Mysterious Skin (2004)

Mysterious Skin (Gregg Araki, 2004)

We live in an age where queer cinema, or at least the more conventional branch of a genre that is vast, is gaining a wider audience. Films like Ang Lee's Brokeback Mountain (2005) and Bennett Miller's Capote (2005) have made dents on the public consciousness and were recognized by the Academy, achievements few queer films have accomplished. Gregg Araki's Mysterious Skin is a gay-themed film that has achieved considerable merit. It is probably not as renowned are as laureled as the film previously mentioned, but it bears an authentic feel, a relentless spirit that is quite exhilarating. It is no mere love story, nor shallowly conceived propagandist feature. Instead, the film takes a growing American concern and builds upon such concern, turning it into a richly visualized tapestry of themes that swells with dormant energy waiting to erupt when relationships are made clear and revelations are unleashed.

Mysterious Skin is adapted by Araki from a the novel of the same title by Scott Heim. It focuses on two teenagers who played at the same little league baseball team during when they were still little kids. The two teens have separated ways, but a distinct memory from the past continue to haunt them: the memory of their baseball coach who molested both of them. Neil (Joseph Gordon-Levitt)'s memory of that event is clear cut and very detailed. While he works as a baseball game commentator, his income comes mostly from prostituting himself to different men. Brash, careless, somewhat insensitive, Neil moves to New York, still sporting that same attitude and same dependency on his ill-reputed source of income. Brian (Brady Corbet) remembers the events quite differently. He remembers it as a myserious blackhole in his childhood memory. When triggered with that lack of memory, his nose suddenly bleed. He becomes infatuated with alien abductions when he watches a television show on the topic, leading on to a belief that he might have been abducted by aliens, connecting that belief to his mysterious dreams and psychosomatic manifestations.

One thing that struck me as odd in Mysterious Skin is that it is hued with bright or striking colors. It has an appearance of a manufactured television sitcom. Araki understandably differentiates his two main characters. Neil's episode is far more drawn towards reality. His concerns are more familiar as it is what television talk show dramas are made of. his tale feels more cautionary but doesn't pin down on that childhood event as the impetus for the character's brash attitude. Araki is careful to steer the film from being didactic. Instead, Araki focuses on the inference that the childhood event has changed Neil, not in the creation of his sexual preference, but towards his life choices: that candy, videogames, and later on five dollar bills, hundred dollar bills that have control of his decisions.

Bryan's tale is more difficult to pull off. It mixes a slight scraping of sci-fi with the uncomfortable discovery that the erasure of memory is due to the fact that the mind has conveniently blocked off any triggers to that traumatic event. It is subtly comedic in its approach, as with the scenes depicting Bryan's unconvincing friendship with his fellow alien afficionado from another town.
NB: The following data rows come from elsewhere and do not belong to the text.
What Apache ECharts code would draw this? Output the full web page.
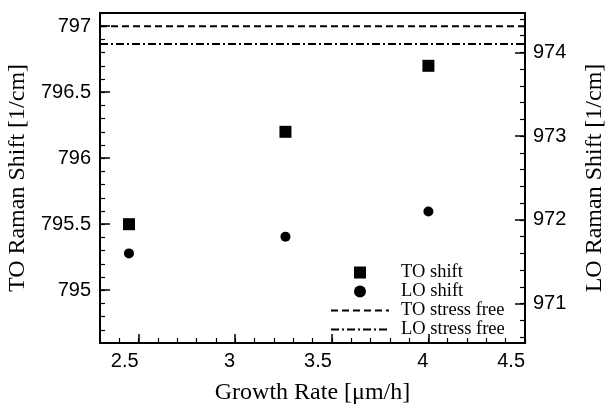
<!DOCTYPE html>
<html>
<head>
<meta charset="utf-8">
<script src="https://cdn.jsdelivr.net/npm/echarts@6/dist/echarts.min.js"></script>
<style>html,body{margin:0;padding:0;background:#fff}#c{width:606px;height:406px}</style>
</head>
<body>
<div id="c"></div>
<script>
// ---- data ----
const growthRate = [2.45, 3.26, 4.0];
const toShift = [795.5, 796.2, 796.7];
const loShift = [971.6, 971.8, 972.1];
const toStressFree = 797.0;
const loStressFree = 974.1;
const xTickLabels = [2.5, 3, 3.5, 4, 4.5];
const toTickLabels = [795, 795.5, 796, 796.5, 797];
const loTickLabels = [971, 972, 973, 974];
const seriesNames = ['TO shift', 'LO shift', 'TO stress free', 'LO stress free'];

// axis ranges
const xMin = 2.3, xMax = 4.5;
const toMin = 794.6, toMax = 797.1;
const loMin = 970.53, loMax = 974.47;

function steps(a, b, s) {
  const out = [];
  for (let v = a; v <= b + 1e-9; v += s) out.push(Math.round(v * 100) / 100);
  return out;
}
const xMinor = steps(2.4, 4.5, 0.1);
const toMinor = steps(794.7, 797.1, 0.1);
const loMinor = steps(970.6, 974.4, 0.2);

const sans = 'Liberation Sans';
const serif = 'Liberation Serif';
const black = '#000';

function majorAxis(extra) {
  return Object.assign({
    type: 'value',
    splitLine: { show: false },
    axisLine: { show: true, lineStyle: { color: black, width: 2 } },
    axisLabel: { color: black, fontFamily: sans, fontSize: 20 },
    nameTextStyle: { color: black, fontFamily: serif, fontSize: 24 },
    nameLocation: 'middle'
  }, extra);
}
function minorAxis(extra) {
  return Object.assign({
    type: 'value',
    splitLine: { show: false },
    axisLine: { show: false },
    axisLabel: { show: false }
  }, extra);
}

const chart = echarts.init(document.getElementById('c'), null, { renderer: 'canvas' });
chart.setOption({
  animation: false,
  backgroundColor: '#fff',
  grid: { left: 100, right: 81, top: 13, bottom: 63, show: true, borderColor: black, borderWidth: 2, containLabel: false, outerBoundsMode: 'none' },
  legend: {
    orient: 'vertical',
    left: 330,
    top: 263,
    padding: 0,
    itemWidth: 58,
    itemHeight: 12,
    itemGap: 0,
    symbolKeepAspect: true,
    lineStyle: { width: 2 },
    textStyle: { color: black, fontFamily: serif, fontSize: 18.5, lineHeight: 18, padding: [0, 0, 0, 7] },
    data: [
      { name: seriesNames[0], icon: 'path://M0,0H10V10H0Z' },
      { name: seriesNames[1], icon: 'circle' },
      { name: seriesNames[2], itemStyle: { opacity: 0 }, lineStyle: { width: 2, type: [7, 4] } },
      { name: seriesNames[3], itemStyle: { opacity: 0 }, lineStyle: { width: 2, type: [8, 3, 2, 3] } }
    ]
  },
  xAxis: [
    majorAxis({
      min: xMin, max: xMax, position: 'bottom',
      axisTick: { show: true, inside: true, length: 9, lineStyle: { color: black, width: 1.5 }, customValues: xTickLabels },
      axisLabel: { color: black, fontFamily: sans, fontSize: 20, margin: 8, align: 'right', customValues: xTickLabels },
      name: 'Growth Rate [μm/h]', nameGap: 38
    }),
    minorAxis({
      min: xMin, max: xMax, position: 'bottom',
      axisTick: { show: true, inside: true, length: 5, lineStyle: { color: black, width: 1.2 }, customValues: xMinor }
    })
  ],
  yAxis: [
    majorAxis({
      min: toMin, max: toMax, position: 'left',
      axisTick: { show: true, inside: true, length: 10, lineStyle: { color: black, width: 1.5 }, customValues: toTickLabels },
      axisLabel: { color: black, fontFamily: sans, fontSize: 20, margin: 9, customValues: toTickLabels },
      name: 'TO Raman Shift [1/cm]', nameGap: 60, nameRotate: 90
    }),
    minorAxis({
      min: toMin, max: toMax, position: 'left',
      axisTick: { show: true, inside: true, length: 5, lineStyle: { color: black, width: 1.2 }, customValues: toMinor }
    }),
    majorAxis({
      min: loMin, max: loMax, position: 'right',
      axisTick: { show: true, inside: true, length: 10, lineStyle: { color: black, width: 1.5 }, customValues: loTickLabels },
      axisLabel: { color: black, fontFamily: sans, fontSize: 20, margin: 8, customValues: loTickLabels },
      name: 'LO Raman Shift [1/cm]', nameGap: 58, nameRotate: 90
    }),
    minorAxis({
      min: loMin, max: loMax, position: 'right',
      axisTick: { show: true, inside: true, length: 5, lineStyle: { color: black, width: 1.2 }, customValues: loMinor }
    })
  ],
  series: [
    {
      name: seriesNames[0], type: 'scatter', xAxisIndex: 0, yAxisIndex: 0,
      symbol: 'rect', symbolSize: 12, itemStyle: { color: black, opacity: 1 },
      data: growthRate.map((x, i) => [x, toShift[i]])
    },
    {
      name: seriesNames[1], type: 'scatter', xAxisIndex: 0, yAxisIndex: 2,
      symbol: 'circle', symbolSize: 10, itemStyle: { color: black, opacity: 1 },
      data: growthRate.map((x, i) => [x, loShift[i]])
    },
    {
      name: seriesNames[2], type: 'line', xAxisIndex: 0, yAxisIndex: 0,
      symbol: 'none', itemStyle: { color: black },
      lineStyle: { color: black, width: 2, type: [7, 4] },
      data: [[xMin, toStressFree], [xMax, toStressFree]]
    },
    {
      name: seriesNames[3], type: 'line', xAxisIndex: 0, yAxisIndex: 2,
      symbol: 'none', itemStyle: { color: black },
      lineStyle: { color: black, width: 2, type: [8, 3, 2, 3] },
      data: [[xMin, loStressFree], [xMax, loStressFree]]
    }
  ]
});
</script>
</body>
</html>
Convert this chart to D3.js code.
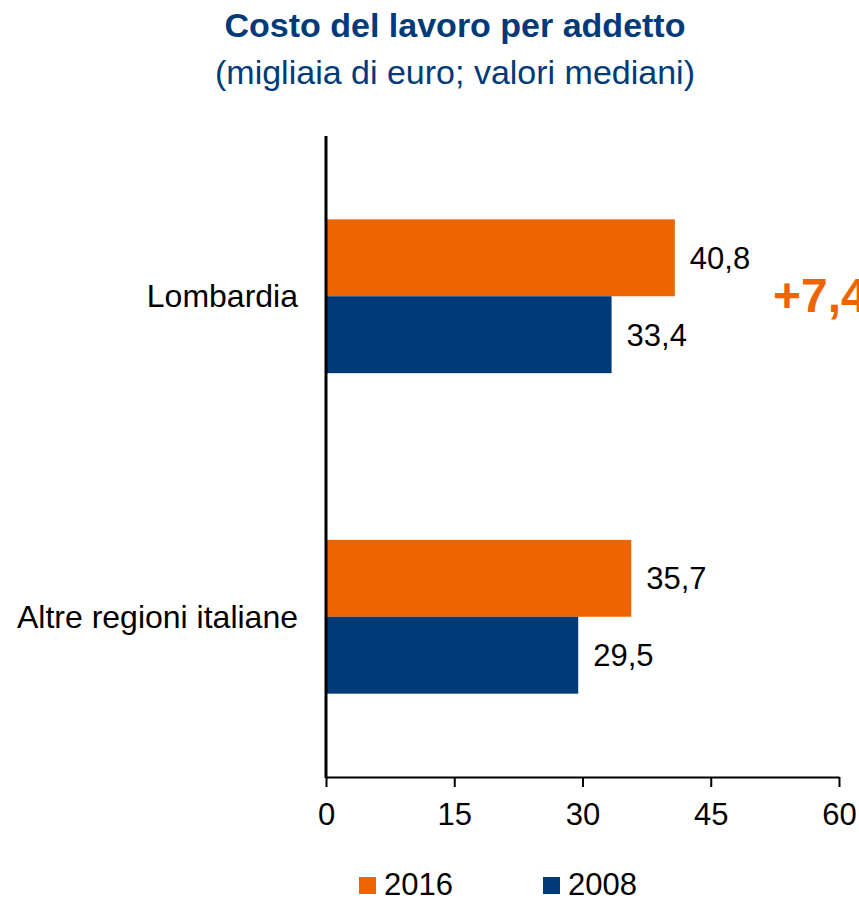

But Araki does not go for laughs but for that incessant need to recover a missing piece of one's childhood. In a weird way, you'd want to feel for Bryan; that it is best for him to believe in aliens rather than being revealed a miserable fact in his childhood. The little paces of Bryan's self-discovery culminates in Neil's revelation where Bryan folds and degenerates into a little child again. That end scene, both painful and freeing, is wonderfully filmed. The visuals become much more muted, probably in recognition that the stories have evolved from sitcom fantasy to something more serious. The blocking, the direction, the handling of the actors' mannerisms and actions, are all masterfully realized giving off an expected yet totally poignant coda to the tale.